Tags Active Topics RSS Search Mark Forums Read

Sponsored Links



Cluster problems, how to recover?

Windows Server Help


Reply
 
Thread Tools Search this Thread
  #1  
Old 08-02-2008
Sigitas Skublickas
 
Posts: n/a
Cluster problems, how to recover?

Hello,

I have Windows 2003 cluster server with two nodes. I was hosting SQL 2005
failover on top of it. For some reason this morning I'm not able to connect
to the
cluster administrator console anymore from any node. If I try to do so,
after quite
some time I get an error:

"The Cluster Service on the node "SQLCluster" cannot be started. The network
path was not found. Error ID: -2147024843 (80070035)."

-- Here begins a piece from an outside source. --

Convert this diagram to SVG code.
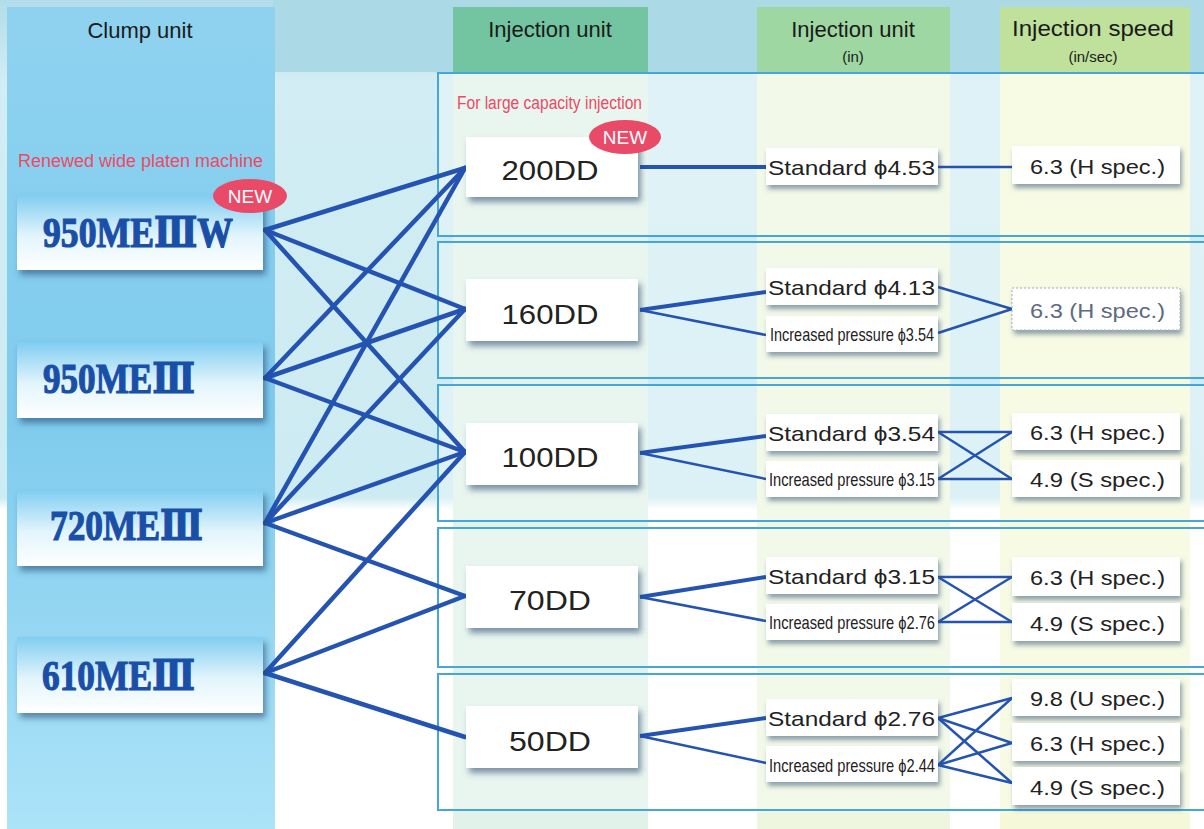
<svg xmlns="http://www.w3.org/2000/svg" width="1204" height="829" viewBox="0 0 1204 829">
<defs>
<linearGradient id="sky" x1="0" y1="0" x2="0" y2="1">
<stop offset="0" stop-color="#b3dcea"/>
<stop offset="0.1" stop-color="#d2edf4"/>
<stop offset="0.6" stop-color="#cdebf2"/>
<stop offset="0.615" stop-color="#ffffff"/>
<stop offset="1" stop-color="#ffffff"/>
</linearGradient>
<linearGradient id="band" x1="0" y1="0" x2="0" y2="1">
<stop offset="0" stop-color="#8fd2f0"/>
<stop offset="0.5" stop-color="#7fcbed"/>
<stop offset="1" stop-color="#abe3f8"/>
</linearGradient>
<linearGradient id="clamp" x1="0" y1="0" x2="0" y2="1">
<stop offset="0" stop-color="#80cdf1"/>
<stop offset="0.55" stop-color="#e2f5fc"/>
<stop offset="1" stop-color="#ffffff"/>
</linearGradient>
<filter id="sh" x="-10%" y="-20%" width="125%" height="160%">
<feDropShadow dx="3" dy="5" stdDeviation="3" flood-color="#1d3f6a" flood-opacity="0.55"/>
</filter>
<filter id="sh2" x="-10%" y="-20%" width="125%" height="160%">
<feDropShadow dx="2" dy="4" stdDeviation="2.5" flood-color="#1d3f6a" flood-opacity="0.5"/>
</filter>
</defs>
<style>
.hdr{font-family:"Liberation Sans",Arial,sans-serif;font-size:22px;fill:#1a1a1a;text-anchor:middle}
.sub{font-family:"Liberation Sans",Arial,sans-serif;font-size:15px;fill:#1a1a1a;text-anchor:middle}
.pink{font-family:"Liberation Sans Narrow","Liberation Sans",sans-serif;font-size:18px;fill:#ec4a64}
.clampbox{fill:url(#clamp);filter:url(#sh)}
.clamptxt{font-family:"Liberation Serif","DejaVu Serif",serif;font-weight:bold;font-size:42px;fill:#1a4fa8;stroke:#1a4fa8;stroke-width:1.2}
.box{fill:#ffffff;filter:url(#sh)}
.sbox{fill:#ffffff;filter:url(#sh2)}
.inj{font-family:"Liberation Sans",Arial,sans-serif;font-size:28px;fill:#222;text-anchor:middle}
.std{font-family:"Liberation Sans",Arial,sans-serif;font-size:21px;fill:#222}
.inc{font-family:"Liberation Sans Narrow","Liberation Sans",sans-serif;font-size:19px;fill:#222}
.spd{font-family:"Liberation Sans",Arial,sans-serif;font-size:21px;fill:#222}
.badge{fill:#e94a68}
.new{font-family:"Liberation Sans",Arial,sans-serif;font-size:19px;fill:#fff;text-anchor:middle}
.panel{fill:#ffffff;fill-opacity:0.3;stroke:#45a6dc;stroke-width:2}
.c1{stroke:#2453b2;stroke-width:4.5;fill:none;stroke-linecap:round}
.c2{stroke:#2453b2;stroke-width:4;fill:none}
.c3{stroke:#2453b2;stroke-width:2.5;fill:none}
</style>
<!-- background -->
<rect x="0" y="0" width="1204" height="829" fill="url(#sky)"/>
<rect x="273" y="0" width="931" height="72" fill="#acd9e6"/>
<rect x="7" y="7" width="268" height="822" fill="url(#band)"/>
<!-- column bands -->
<rect x="453" y="72" width="195" height="757" fill="#e0f2ea"/>
<rect x="757" y="72" width="193" height="757" fill="#eef6df"/>
<rect x="1000" y="72" width="190" height="757" fill="#f5f9d9"/>
<rect x="453" y="7" width="195" height="65" fill="#72c5a0"/>
<rect x="757" y="7" width="193" height="65" fill="#9fd7a2"/>
<rect x="1000" y="7" width="190" height="65" fill="#bfe19c"/>
<!-- panels -->
<rect class="panel" x="438" y="73" width="780" height="163"/>
<rect class="panel" x="438" y="242" width="780" height="136"/>
<rect class="panel" x="438" y="385" width="780" height="136"/>
<rect class="panel" x="438" y="528" width="780" height="139"/>
<rect class="panel" x="438" y="674" width="780" height="136"/>
<!-- headers -->
<g id="headers">
<text class="hdr" x="140" y="38">Clump unit</text>
<text class="hdr" x="550" y="37">Injection unit</text>
<text class="hdr" x="853" y="37">Injection unit</text>
<text class="sub" x="853" y="62">(in)</text>
<text class="hdr" x="1093" y="36" textLength="162" lengthAdjust="spacingAndGlyphs">Injection speed</text>
<text class="sub" x="1093" y="62">(in/sec)</text>
<text class="pink" x="18" y="167" textLength="245" lengthAdjust="spacingAndGlyphs">Renewed wide platen machine</text>
<text class="pink" x="457" y="109" textLength="185" lengthAdjust="spacingAndGlyphs">For large capacity injection</text>
</g>
<!-- connectors -->
<g id="connectors">
<line class="c1" x1="265" y1="230" x2="465" y2="168"/>
<line class="c1" x1="265" y1="230" x2="465" y2="309"/>
<line class="c1" x1="265" y1="230" x2="465" y2="452"/>
<line class="c1" x1="265" y1="378" x2="465" y2="168"/>
<line class="c1" x1="265" y1="378" x2="465" y2="309"/>
<line class="c1" x1="265" y1="378" x2="465" y2="452"/>
<line class="c1" x1="265" y1="523" x2="465" y2="168"/>
<line class="c1" x1="265" y1="523" x2="465" y2="309"/>
<line class="c1" x1="265" y1="523" x2="465" y2="452"/>
<line class="c1" x1="265" y1="523" x2="465" y2="596"/>
<line class="c1" x1="265" y1="673" x2="465" y2="452"/>
<line class="c1" x1="265" y1="673" x2="465" y2="596"/>
<line class="c1" x1="265" y1="673" x2="465" y2="737"/>
<!-- injection to diameter -->
<line class="c2" x1="640" y1="167" x2="766" y2="167"/>
<line class="c2" x1="640" y1="310" x2="766" y2="292"/>
<line class="c3" x1="640" y1="310" x2="766" y2="335"/>
<line class="c2" x1="640" y1="453" x2="766" y2="436"/>
<line class="c3" x1="640" y1="453" x2="766" y2="479"/>
<line class="c2" x1="640" y1="597" x2="766" y2="577"/>
<line class="c3" x1="640" y1="597" x2="766" y2="621"/>
<line class="c2" x1="640" y1="736" x2="766" y2="718"/>
<line class="c3" x1="640" y1="736" x2="766" y2="763"/>
<!-- diameter to speed -->
<line class="c3" x1="938" y1="167" x2="1013" y2="167"/>
<line class="c3" x1="938" y1="287" x2="1012" y2="309"/>
<line class="c3" x1="938" y1="333" x2="1012" y2="309"/>
<line class="c3" x1="938" y1="432" x2="1012" y2="432"/>
<line class="c3" x1="938" y1="432" x2="1012" y2="479"/>
<line class="c3" x1="938" y1="479" x2="1012" y2="432"/>
<line class="c3" x1="938" y1="479" x2="1012" y2="479"/>
<line class="c3" x1="938" y1="577" x2="1012" y2="577"/>
<line class="c3" x1="938" y1="577" x2="1012" y2="622"/>
<line class="c3" x1="938" y1="622" x2="1012" y2="577"/>
<line class="c3" x1="938" y1="622" x2="1012" y2="622"/>
<line class="c3" x1="938" y1="718" x2="1012" y2="698"/>
<line class="c3" x1="938" y1="718" x2="1012" y2="743"/>
<line class="c3" x1="938" y1="718" x2="1012" y2="783"/>
<line class="c3" x1="938" y1="765" x2="1012" y2="698"/>
<line class="c3" x1="938" y1="765" x2="1012" y2="743"/>
<line class="c3" x1="938" y1="765" x2="1012" y2="783"/>
</g>
<!-- clamp units -->
<g id="c950w">
<rect class="clampbox" x="17" y="195" width="246" height="75"/>
<text class="clamptxt" x="43" y="247" textLength="190" lengthAdjust="spacingAndGlyphs">950MEⅢW</text>
<ellipse class="badge" cx="250" cy="196" rx="37" ry="17"/>
<text class="new" x="250" y="203">NEW</text>
</g>
<g id="c950">
<rect class="clampbox" x="17" y="342" width="246" height="76"/>
<text class="clamptxt" x="43" y="393" textLength="152" lengthAdjust="spacingAndGlyphs">950MEⅢ</text>
</g>
<g id="c720">
<rect class="clampbox" x="17" y="490" width="246" height="76"/>
<text class="clamptxt" x="50" y="540" textLength="153" lengthAdjust="spacingAndGlyphs">720MEⅢ</text>
</g>
<g id="c610">
<rect class="clampbox" x="17" y="637" width="246" height="76"/>
<text class="clamptxt" x="42" y="690" textLength="153" lengthAdjust="spacingAndGlyphs">610MEⅢ</text>
</g>
<!-- injection units -->
<g id="i200">
<rect class="box" x="466" y="137" width="172" height="60"/>
<text class="inj" x="550" y="180" textLength="97" lengthAdjust="spacingAndGlyphs">200DD</text>
<ellipse class="badge" cx="625" cy="137" rx="36" ry="17"/>
<text class="new" x="625" y="144">NEW</text>
</g>
<g id="i160">
<rect class="box" x="466" y="279" width="172" height="62"/>
<text class="inj" x="550" y="324" textLength="97" lengthAdjust="spacingAndGlyphs">160DD</text>
</g>
<g id="i100">
<rect class="box" x="466" y="423" width="172" height="62"/>
<text class="inj" x="550" y="467" textLength="97" lengthAdjust="spacingAndGlyphs">100DD</text>
</g>
<g id="i70">
<rect class="box" x="466" y="566" width="172" height="62"/>
<text class="inj" x="550" y="610" textLength="82" lengthAdjust="spacingAndGlyphs">70DD</text>
</g>
<g id="i50">
<rect class="box" x="466" y="706" width="172" height="62"/>
<text class="inj" x="550" y="751" textLength="82" lengthAdjust="spacingAndGlyphs">50DD</text>
</g>
<!-- diameters -->
<g id="d1">
<rect class="sbox" x="766" y="148" width="172" height="37"/>
<text class="std" x="768" y="175" textLength="167" lengthAdjust="spacingAndGlyphs">Standard ϕ4.53</text>
</g>
<g id="d2a">
<rect class="sbox" x="766" y="268" width="172" height="37"/>
<text class="std" x="768" y="295" textLength="167" lengthAdjust="spacingAndGlyphs">Standard ϕ4.13</text>
</g>
<g id="d2b">
<rect class="sbox" x="766" y="316" width="172" height="36"/>
<text class="inc" x="770" y="341" textLength="164" lengthAdjust="spacingAndGlyphs">Increased pressure ϕ3.54</text>
</g>
<g id="d3a">
<rect class="sbox" x="766" y="414" width="172" height="37"/>
<text class="std" x="768" y="441" textLength="167" lengthAdjust="spacingAndGlyphs">Standard ϕ3.54</text>
</g>
<g id="d3b">
<rect class="sbox" x="766" y="461" width="172" height="36"/>
<text class="inc" x="769" y="486" textLength="166" lengthAdjust="spacingAndGlyphs">Increased pressure ϕ3.15</text>
</g>
<g id="d4a">
<rect class="sbox" x="766" y="557" width="172" height="37"/>
<text class="std" x="768" y="584" textLength="167" lengthAdjust="spacingAndGlyphs">Standard ϕ3.15</text>
</g>
<g id="d4b">
<rect class="sbox" x="766" y="604" width="172" height="36"/>
<text class="inc" x="769" y="629" textLength="166" lengthAdjust="spacingAndGlyphs">Increased pressure ϕ2.76</text>
</g>
<g id="d5a">
<rect class="sbox" x="766" y="699" width="172" height="37"/>
<text class="std" x="768" y="726" textLength="167" lengthAdjust="spacingAndGlyphs">Standard ϕ2.76</text>
</g>
<g id="d5b">
<rect class="sbox" x="766" y="746" width="172" height="36"/>
<text class="inc" x="769" y="772" textLength="166" lengthAdjust="spacingAndGlyphs">Increased pressure ϕ2.44</text>
</g>
<!-- speeds -->
<g id="s1">
<rect class="sbox" x="1012" y="146" width="168" height="38"/>
<text class="spd" x="1030" y="174" textLength="135" lengthAdjust="spacingAndGlyphs">6.3 (H spec.)</text>
</g>
<g id="s2">
<rect class="sbox" x="1012" y="288" width="168" height="42" stroke="#a4aebc" stroke-width="1" stroke-dasharray="2 2"/>
<text class="spd" x="1030" y="318" textLength="135" lengthAdjust="spacingAndGlyphs" style="fill:#5d6b80">6.3 (H spec.)</text>
</g>
<g id="s3a">
<rect class="sbox" x="1012" y="413" width="168" height="37"/>
<text class="spd" x="1030" y="440" textLength="135" lengthAdjust="spacingAndGlyphs">6.3 (H spec.)</text>
</g>
<g id="s3b">
<rect class="sbox" x="1012" y="460" width="168" height="37"/>
<text class="spd" x="1030" y="487" textLength="135" lengthAdjust="spacingAndGlyphs">4.9 (S spec.)</text>
</g>
<g id="s4a">
<rect class="sbox" x="1012" y="557" width="168" height="39"/>
<text class="spd" x="1030" y="585" textLength="135" lengthAdjust="spacingAndGlyphs">6.3 (H spec.)</text>
</g>
<g id="s4b">
<rect class="sbox" x="1012" y="603" width="168" height="38"/>
<text class="spd" x="1030" y="631" textLength="135" lengthAdjust="spacingAndGlyphs">4.9 (S spec.)</text>
</g>
<g id="s5a">
<rect class="sbox" x="1012" y="679" width="168" height="37"/>
<text class="spd" x="1030" y="706" textLength="135" lengthAdjust="spacingAndGlyphs">9.8 (U spec.)</text>
</g>
<g id="s5b">
<rect class="sbox" x="1012" y="723" width="168" height="38"/>
<text class="spd" x="1030" y="751" textLength="135" lengthAdjust="spacingAndGlyphs">6.3 (H spec.)</text>
</g>
<g id="s5c">
<rect class="sbox" x="1012" y="767" width="168" height="38"/>
<text class="spd" x="1030" y="795" textLength="135" lengthAdjust="spacingAndGlyphs">4.9 (S spec.)</text>
</g>
</svg>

I have verified that the cluster service is started on both nodes. I tried
restarting it
for testing purpose but still can’t get to the console. Servers and storage
reboot did
not help as well. If I go to windows explorer I can get only into quorum
volume,
while the other two volumes are “listed” only as a drive letters on BOTH
nodes. I
can’t ping cluster IP resources from network. I have noticed that the quorum
volume fails over OK to another node if I reboot one node, but the other two
volumes with my SQL stuff totally dead no matter what I try to do. When I
was rebooting nodes windows event viewer did not record anything interesting
about dead volumes or cluster itself other then the events that the “….server
was removed from the active server cluster membership…” and “…connection has
been lost with the other node”….

The storage device HP 1500 StorageWorks looks ok, no warnings are shown in
the LCD panels. I’m able to connect to the controllers via HP ACU and see
arrays fine.

Any ideas how to troubleshoot this situation?


Reply With Quote
  #2  
Old 08-02-2008
Jeff Hughes [MSFT]
 
Posts: n/a
Re: Cluster problems, how to recover?

Do a start/run and type

cluadmin .

That's cluadmin followed by a space then a period '.'
That should open up cluster administrator. You'll probably find that your
cluster name and IP (and possibly everything else) are offline/failed. If
they are offline, just manually bring them online. If any resources are
failed, troubleshoot accordingly.

--
Jeff Hughes, MCSE
Support Escalation Engineer
Microsoft Enterprise Platforms Support (Server Core/Cluster)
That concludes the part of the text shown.